--- start ---
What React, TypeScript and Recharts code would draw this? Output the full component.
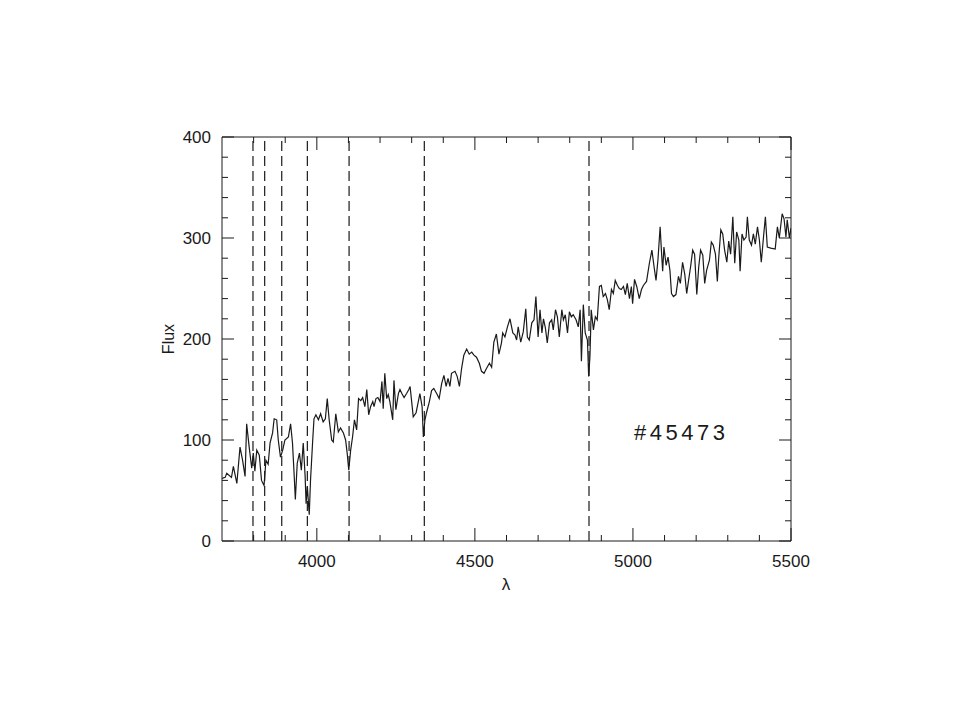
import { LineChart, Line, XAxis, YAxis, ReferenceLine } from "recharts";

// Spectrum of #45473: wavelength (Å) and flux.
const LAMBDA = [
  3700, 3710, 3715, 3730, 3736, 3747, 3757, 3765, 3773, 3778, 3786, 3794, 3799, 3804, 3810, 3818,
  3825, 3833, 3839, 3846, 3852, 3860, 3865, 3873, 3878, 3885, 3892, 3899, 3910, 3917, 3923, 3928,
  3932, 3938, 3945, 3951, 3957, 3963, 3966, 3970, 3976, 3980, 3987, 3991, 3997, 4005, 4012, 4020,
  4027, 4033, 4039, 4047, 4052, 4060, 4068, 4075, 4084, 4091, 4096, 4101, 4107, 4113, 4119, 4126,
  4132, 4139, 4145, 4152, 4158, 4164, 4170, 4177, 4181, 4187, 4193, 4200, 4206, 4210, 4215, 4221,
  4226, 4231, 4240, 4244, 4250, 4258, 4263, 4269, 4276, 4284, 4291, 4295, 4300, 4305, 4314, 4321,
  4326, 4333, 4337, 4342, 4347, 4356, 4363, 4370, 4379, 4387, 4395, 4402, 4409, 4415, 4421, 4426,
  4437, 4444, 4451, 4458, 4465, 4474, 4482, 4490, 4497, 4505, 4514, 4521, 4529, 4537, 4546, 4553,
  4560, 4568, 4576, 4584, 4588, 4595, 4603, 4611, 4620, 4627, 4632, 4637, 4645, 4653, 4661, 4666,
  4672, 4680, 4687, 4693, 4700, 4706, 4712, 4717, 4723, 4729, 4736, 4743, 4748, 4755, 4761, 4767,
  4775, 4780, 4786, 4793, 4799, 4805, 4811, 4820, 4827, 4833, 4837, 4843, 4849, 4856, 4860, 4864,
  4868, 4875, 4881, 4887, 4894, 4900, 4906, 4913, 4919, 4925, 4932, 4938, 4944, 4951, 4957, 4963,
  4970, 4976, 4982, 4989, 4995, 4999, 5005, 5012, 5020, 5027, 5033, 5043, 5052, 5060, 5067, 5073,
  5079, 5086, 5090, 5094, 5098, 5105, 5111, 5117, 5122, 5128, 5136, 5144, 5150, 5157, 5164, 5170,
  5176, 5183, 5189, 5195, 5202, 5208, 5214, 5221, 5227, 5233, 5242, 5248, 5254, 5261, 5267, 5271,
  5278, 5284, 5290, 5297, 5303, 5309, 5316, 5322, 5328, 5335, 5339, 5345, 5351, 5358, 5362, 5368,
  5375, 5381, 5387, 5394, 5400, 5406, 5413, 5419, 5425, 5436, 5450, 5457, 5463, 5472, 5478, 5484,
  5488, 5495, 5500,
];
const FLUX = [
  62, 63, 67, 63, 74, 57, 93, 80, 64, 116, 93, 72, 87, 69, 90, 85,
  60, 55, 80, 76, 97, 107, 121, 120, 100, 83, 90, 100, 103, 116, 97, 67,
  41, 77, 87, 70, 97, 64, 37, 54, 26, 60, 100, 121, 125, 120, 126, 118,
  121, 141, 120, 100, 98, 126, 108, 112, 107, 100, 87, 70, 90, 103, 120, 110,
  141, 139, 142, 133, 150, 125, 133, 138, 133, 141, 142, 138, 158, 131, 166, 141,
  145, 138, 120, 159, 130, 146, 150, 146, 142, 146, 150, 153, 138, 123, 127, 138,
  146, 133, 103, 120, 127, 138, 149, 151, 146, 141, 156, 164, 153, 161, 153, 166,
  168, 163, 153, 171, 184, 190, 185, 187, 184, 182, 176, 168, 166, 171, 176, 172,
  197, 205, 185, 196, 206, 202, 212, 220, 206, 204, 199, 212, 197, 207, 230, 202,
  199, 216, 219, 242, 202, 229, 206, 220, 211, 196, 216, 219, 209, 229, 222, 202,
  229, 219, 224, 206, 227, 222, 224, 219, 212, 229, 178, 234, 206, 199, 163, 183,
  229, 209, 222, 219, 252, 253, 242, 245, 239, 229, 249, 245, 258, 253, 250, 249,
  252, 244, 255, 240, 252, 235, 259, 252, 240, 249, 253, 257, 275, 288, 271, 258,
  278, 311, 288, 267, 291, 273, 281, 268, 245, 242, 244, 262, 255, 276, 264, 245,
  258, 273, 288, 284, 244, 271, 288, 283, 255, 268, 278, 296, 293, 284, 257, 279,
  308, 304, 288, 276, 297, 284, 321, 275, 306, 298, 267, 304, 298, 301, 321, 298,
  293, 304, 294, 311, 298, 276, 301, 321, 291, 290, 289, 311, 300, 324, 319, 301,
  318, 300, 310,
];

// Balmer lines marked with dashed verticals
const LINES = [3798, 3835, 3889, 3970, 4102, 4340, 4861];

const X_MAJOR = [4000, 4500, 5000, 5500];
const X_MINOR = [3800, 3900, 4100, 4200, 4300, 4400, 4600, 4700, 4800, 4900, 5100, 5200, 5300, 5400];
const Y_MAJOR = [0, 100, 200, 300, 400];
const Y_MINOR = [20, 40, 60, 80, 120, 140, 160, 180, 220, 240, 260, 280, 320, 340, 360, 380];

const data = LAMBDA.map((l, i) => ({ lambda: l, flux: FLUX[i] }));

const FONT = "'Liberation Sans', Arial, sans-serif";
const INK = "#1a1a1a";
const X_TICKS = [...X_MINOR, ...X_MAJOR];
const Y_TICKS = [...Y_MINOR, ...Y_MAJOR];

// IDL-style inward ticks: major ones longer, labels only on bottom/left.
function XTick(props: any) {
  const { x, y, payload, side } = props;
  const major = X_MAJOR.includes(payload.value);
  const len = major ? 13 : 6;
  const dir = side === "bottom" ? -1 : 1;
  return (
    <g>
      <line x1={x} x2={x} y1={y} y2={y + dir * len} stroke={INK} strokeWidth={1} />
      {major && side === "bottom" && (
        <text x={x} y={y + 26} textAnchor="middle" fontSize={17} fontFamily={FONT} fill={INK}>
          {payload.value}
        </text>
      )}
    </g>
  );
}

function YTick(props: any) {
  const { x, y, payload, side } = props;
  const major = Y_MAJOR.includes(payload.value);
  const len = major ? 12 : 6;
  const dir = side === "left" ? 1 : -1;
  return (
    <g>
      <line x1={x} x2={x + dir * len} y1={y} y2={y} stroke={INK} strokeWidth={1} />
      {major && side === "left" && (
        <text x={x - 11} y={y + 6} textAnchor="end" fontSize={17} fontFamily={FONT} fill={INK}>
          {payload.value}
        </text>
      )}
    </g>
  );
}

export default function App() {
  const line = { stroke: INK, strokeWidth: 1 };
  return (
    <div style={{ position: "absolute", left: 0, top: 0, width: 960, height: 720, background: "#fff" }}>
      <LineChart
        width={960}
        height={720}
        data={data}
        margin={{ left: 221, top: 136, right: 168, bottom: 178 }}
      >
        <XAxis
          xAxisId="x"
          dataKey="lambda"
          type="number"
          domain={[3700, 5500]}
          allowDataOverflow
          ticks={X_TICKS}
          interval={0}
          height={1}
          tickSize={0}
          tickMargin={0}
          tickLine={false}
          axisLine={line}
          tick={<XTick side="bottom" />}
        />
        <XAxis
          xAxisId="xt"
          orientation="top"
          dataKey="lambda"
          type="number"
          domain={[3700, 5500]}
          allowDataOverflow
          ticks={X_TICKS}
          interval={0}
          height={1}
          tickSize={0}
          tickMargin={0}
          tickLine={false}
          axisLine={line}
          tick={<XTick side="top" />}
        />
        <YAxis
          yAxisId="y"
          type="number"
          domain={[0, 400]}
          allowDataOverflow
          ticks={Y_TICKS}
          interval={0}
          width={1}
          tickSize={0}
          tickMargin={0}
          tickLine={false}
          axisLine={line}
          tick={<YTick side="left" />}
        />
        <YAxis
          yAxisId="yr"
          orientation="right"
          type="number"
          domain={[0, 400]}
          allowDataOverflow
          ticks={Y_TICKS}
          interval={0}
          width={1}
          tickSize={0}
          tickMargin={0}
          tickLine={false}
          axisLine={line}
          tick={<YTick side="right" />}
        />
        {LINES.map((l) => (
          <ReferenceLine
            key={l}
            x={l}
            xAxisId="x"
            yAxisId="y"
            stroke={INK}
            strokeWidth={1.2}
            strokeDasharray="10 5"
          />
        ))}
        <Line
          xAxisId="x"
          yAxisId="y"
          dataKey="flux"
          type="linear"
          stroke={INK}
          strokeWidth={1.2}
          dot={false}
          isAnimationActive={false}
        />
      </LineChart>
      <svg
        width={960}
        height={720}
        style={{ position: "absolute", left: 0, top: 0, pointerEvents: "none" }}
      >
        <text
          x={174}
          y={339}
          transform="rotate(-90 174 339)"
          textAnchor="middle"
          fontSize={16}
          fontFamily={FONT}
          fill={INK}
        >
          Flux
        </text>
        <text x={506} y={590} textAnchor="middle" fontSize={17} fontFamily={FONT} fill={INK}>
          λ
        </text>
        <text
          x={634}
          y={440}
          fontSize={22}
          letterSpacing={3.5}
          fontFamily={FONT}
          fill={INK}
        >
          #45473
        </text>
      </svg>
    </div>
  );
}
--- end ---
Please reproduce the listing exactly from its opening line through the line that contains "XAxis, YAxis, ReferenceLine", both included, with all pictures omitted.

What React, TypeScript and Recharts code would draw this? Output the full component.
import { LineChart, Line, XAxis, YAxis, ReferenceLine } from "recharts";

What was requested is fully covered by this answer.